Your instructions:
Quote every line below exactly and skip any picture.

Dataset excerpt:
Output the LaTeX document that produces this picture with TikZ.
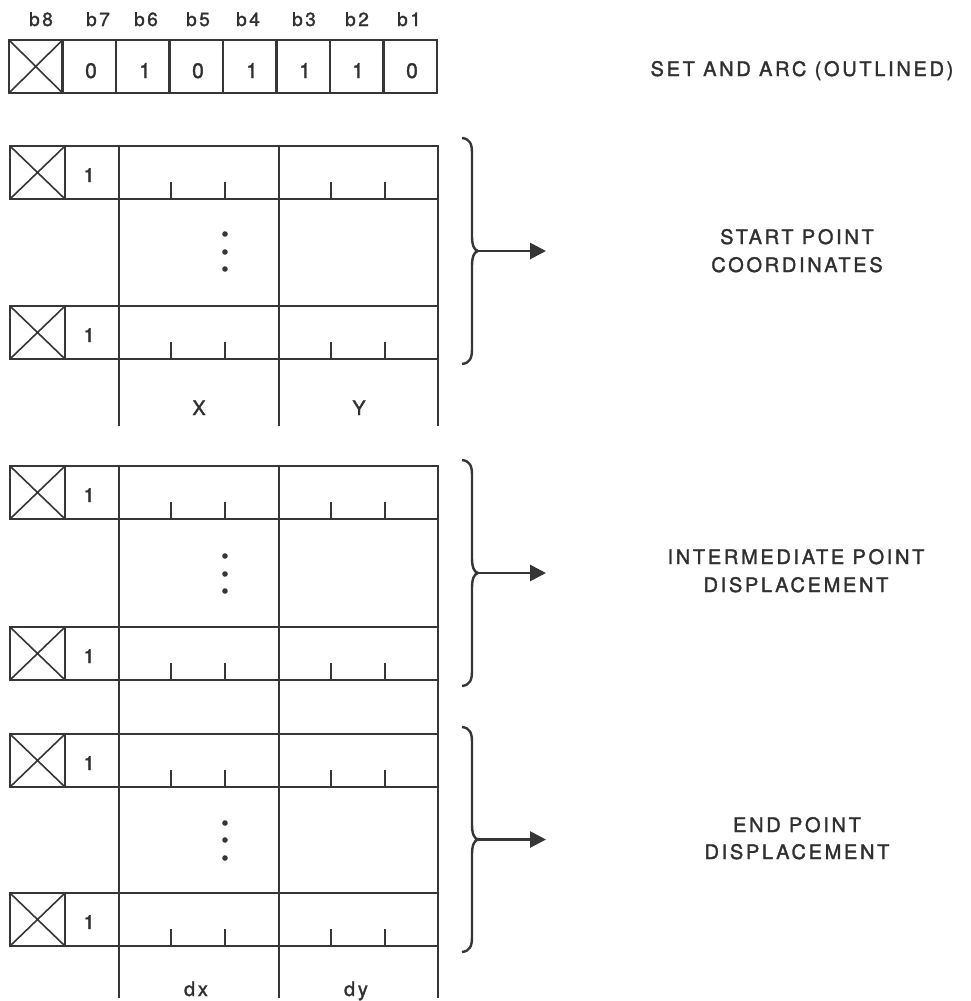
\documentclass[tikz,border=0pt]{standalone}
\usepackage{fontspec}
\setmainfont{TeX Gyre Heros}[LetterSpace=13.5, FakeBold=1.6]
\usetikzlibrary{arrows.meta}
\definecolor{ink}{HTML}{363636}
\definecolor{txt}{HTML}{303030}
\tikzset{
  lbl/.style={anchor=base, inner sep=0pt, text=txt, font=\fontsize{20bp}{28bp}\selectfont},
  hdr/.style={lbl, font=\fontsize{19bp}{20bp}\selectfont},
  dig/.style={lbl, font=\fontsize{21bp}{22bp}\selectfont},
  one/.style={lbl, font=\fontsize{19.5bp}{22bp}\selectfont},
  crossln/.style={line width=1.6bp},
  tickln/.style={line width=2bp},
  arr/.style={line width=2.8bp, -{Triangle[length=16bp,width=16bp]}},
  dotmark/.style={fill=ink, draw=none},
}
\newcommand\fieldrow[2]{% #1 = top y, #2 = name
  \draw (10,#1) rectangle (438,#1+53);
  \draw (65,#1) -- (65,#1+53);
  \draw (119,#1) -- (119,#1+53);
  \draw (279,#1) -- (279,#1+53);
  \draw[crossln] (10,#1) -- (65,#1+53) (10,#1+53) -- (65,#1);
  \foreach \tx in {171,225,331,385} \draw[tickln] (\tx,#1+53) -- (\tx,#1+36);
  \node[one] (#2) at (89,#1+36) {1};
}
\newcommand\sidebrace[3]{% #1 top, #2 bottom, #3 name
  \pgfmathsetmacro\bmid{(#1+#2)/2}
  \draw (462,#1) .. controls (470,#1+1) and (472,#1+6) .. (472,#1+15)
    -- (472,\bmid-15) .. controls (472,\bmid-6) and (474,\bmid-1) .. (478,\bmid)
    .. controls (474,\bmid+1) and (472,\bmid+6) .. (472,\bmid+15)
    -- (472,#2-15) .. controls (472,#2-6) and (470,#2-1) .. (462,#2);
  \coordinate (#3tip) at (478,\bmid);
  \coordinate (#3end) at (546,\bmid);
  \draw[arr] (#3tip) -- (#3end);
}
\begin{document}
\begin{tikzpicture}[x=1bp, y=-1bp, line width=2.4bp, draw=ink, color=ink]
\useasboundingbox[fill=white] (0,0) rectangle (971,1001);

% header
\draw (9,40) rectangle (437,93);
\foreach \k in {1,...,7} \draw (9+53.5*\k,40) -- (9+53.5*\k,93);
\draw[crossln] (9,40) -- (62.5,93) (9,93) -- (62.5,40);
\foreach \x/\t in {41/8,98/7,146/6,198/5,248/4,304/3,357/2,409/1}
  \node[hdr] (hb\t) at (\x,26) {b\t};
\foreach \x/\v/\n in {91/0/7,145/1/6,198/0/5,252/1/4,305/1/3,358/1/2,412/0/1}
  \node[dig] (hd\n) at (\x,78) {\v};
\node[lbl] (title) at (802,76) {SET AND ARC (OUTLINED)};

% block 1
\draw (119,146) -- (119,426);
\draw (279,146) -- (279,426);
\draw (438,146) -- (438,426);
\fieldrow{146}{ra1}
\fieldrow{306}{rb1}
\foreach \yy in {234,252,269} \fill[dotmark] (225,\yy) circle (2.8bp);
\node[lbl] (lx) at (199,415) {X};
\node[lbl] (ly) at (359,415) {Y};
\sidebrace{138}{364}{br1}
\node[lbl] (t1a) at (797,244) {START POINT};
\node[lbl] (t1b) at (797,272) {COORDINATES};

% block 2 and 3 verticals
\draw (119,466) -- (119,998);
\draw (279,466) -- (279,998);
\draw (438,466) -- (438,998);

% block 2
\fieldrow{466}{ra2}
\fieldrow{627}{rb2}
\foreach \yy in {556,574,591} \fill[dotmark] (225,\yy) circle (2.8bp);
\sidebrace{460}{686}{br2}
\node[lbl] (t2a) at (796,564) {INTERMEDIATE POINT};
\node[lbl] (t2b) at (796,592) {DISPLACEMENT};

% block 3
\fieldrow{734}{ra3}
\fieldrow{893}{rb3}
\foreach \yy in {823,840,858} \fill[dotmark] (225,\yy) circle (2.8bp);
\node[lbl] (ldx) at (196,996) {dx};
\node[lbl] (ldy) at (356,996) {dy};
\sidebrace{727}{952}{br3}
\node[lbl] (t3a) at (797,832) {END POINT};
\node[lbl] (t3b) at (797,859) {DISPLACEMENT};
\end{tikzpicture}
\end{document}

Expected answer:
Output the LaTeX document that produces this picture with TikZ.
\documentclass[tikz,border=0pt]{standalone}
\usepackage{fontspec}
\setmainfont{TeX Gyre Heros}[LetterSpace=13.5, FakeBold=1.6]
\usetikzlibrary{arrows.meta}
\definecolor{ink}{HTML}{363636}
\definecolor{txt}{HTML}{303030}
\tikzset{
  lbl/.style={anchor=base, inner sep=0pt, text=txt, font=\fontsize{20bp}{28bp}\selectfont},
  hdr/.style={lbl, font=\fontsize{19bp}{20bp}\selectfont},
  dig/.style={lbl, font=\fontsize{21bp}{22bp}\selectfont},
  one/.style={lbl, font=\fontsize{19.5bp}{22bp}\selectfont},
  crossln/.style={line width=1.6bp},
  tickln/.style={line width=2bp},
  arr/.style={line width=2.8bp, -{Triangle[length=16bp,width=16bp]}},
  dotmark/.style={fill=ink, draw=none},
}
\newcommand\fieldrow[2]{% #1 = top y, #2 = name
  \draw (10,#1) rectangle (438,#1+53);
  \draw (65,#1) -- (65,#1+53);
  \draw (119,#1) -- (119,#1+53);
  \draw (279,#1) -- (279,#1+53);
  \draw[crossln] (10,#1) -- (65,#1+53) (10,#1+53) -- (65,#1);
  \foreach \tx in {171,225,331,385} \draw[tickln] (\tx,#1+53) -- (\tx,#1+36);
  \node[one] (#2) at (89,#1+36) {1};
}
\newcommand\sidebrace[3]{% #1 top, #2 bottom, #3 name
  \pgfmathsetmacro\bmid{(#1+#2)/2}
  \draw (462,#1) .. controls (470,#1+1) and (472,#1+6) .. (472,#1+15)
    -- (472,\bmid-15) .. controls (472,\bmid-6) and (474,\bmid-1) .. (478,\bmid)
    .. controls (474,\bmid+1) and (472,\bmid+6) .. (472,\bmid+15)
    -- (472,#2-15) .. controls (472,#2-6) and (470,#2-1) .. (462,#2);
  \coordinate (#3tip) at (478,\bmid);
  \coordinate (#3end) at (546,\bmid);
  \draw[arr] (#3tip) -- (#3end);
}
\begin{document}
\begin{tikzpicture}[x=1bp, y=-1bp, line width=2.4bp, draw=ink, color=ink]
\useasboundingbox[fill=white] (0,0) rectangle (971,1001);

% header
\draw (9,40) rectangle (437,93);
\foreach \k in {1,...,7} \draw (9+53.5*\k,40) -- (9+53.5*\k,93);
\draw[crossln] (9,40) -- (62.5,93) (9,93) -- (62.5,40);
\foreach \x/\t in {41/8,98/7,146/6,198/5,248/4,304/3,357/2,409/1}
  \node[hdr] (hb\t) at (\x,26) {b\t};
\foreach \x/\v/\n in {91/0/7,145/1/6,198/0/5,252/1/4,305/1/3,358/1/2,412/0/1}
  \node[dig] (hd\n) at (\x,78) {\v};
\node[lbl] (title) at (802,76) {SET AND ARC (OUTLINED)};

% block 1
\draw (119,146) -- (119,426);
\draw (279,146) -- (279,426);
\draw (438,146) -- (438,426);
\fieldrow{146}{ra1}
\fieldrow{306}{rb1}
\foreach \yy in {234,252,269} \fill[dotmark] (225,\yy) circle (2.8bp);
\node[lbl] (lx) at (199,415) {X};
\node[lbl] (ly) at (359,415) {Y};
\sidebrace{138}{364}{br1}
\node[lbl] (t1a) at (797,244) {START POINT};
\node[lbl] (t1b) at (797,272) {COORDINATES};

% block 2 and 3 verticals
\draw (119,466) -- (119,998);
\draw (279,466) -- (279,998);
\draw (438,466) -- (438,998);

% block 2
\fieldrow{466}{ra2}
\fieldrow{627}{rb2}
\foreach \yy in {556,574,591} \fill[dotmark] (225,\yy) circle (2.8bp);
\sidebrace{460}{686}{br2}
\node[lbl] (t2a) at (796,564) {INTERMEDIATE POINT};
\node[lbl] (t2b) at (796,592) {DISPLACEMENT};

% block 3
\fieldrow{734}{ra3}
\fieldrow{893}{rb3}
\foreach \yy in {823,840,858} \fill[dotmark] (225,\yy) circle (2.8bp);
\node[lbl] (ldx) at (196,996) {dx};
\node[lbl] (ldy) at (356,996) {dy};
\sidebrace{727}{952}{br3}
\node[lbl] (t3a) at (797,832) {END POINT};
\node[lbl] (t3b) at (797,859) {DISPLACEMENT};
\end{tikzpicture}
\end{document}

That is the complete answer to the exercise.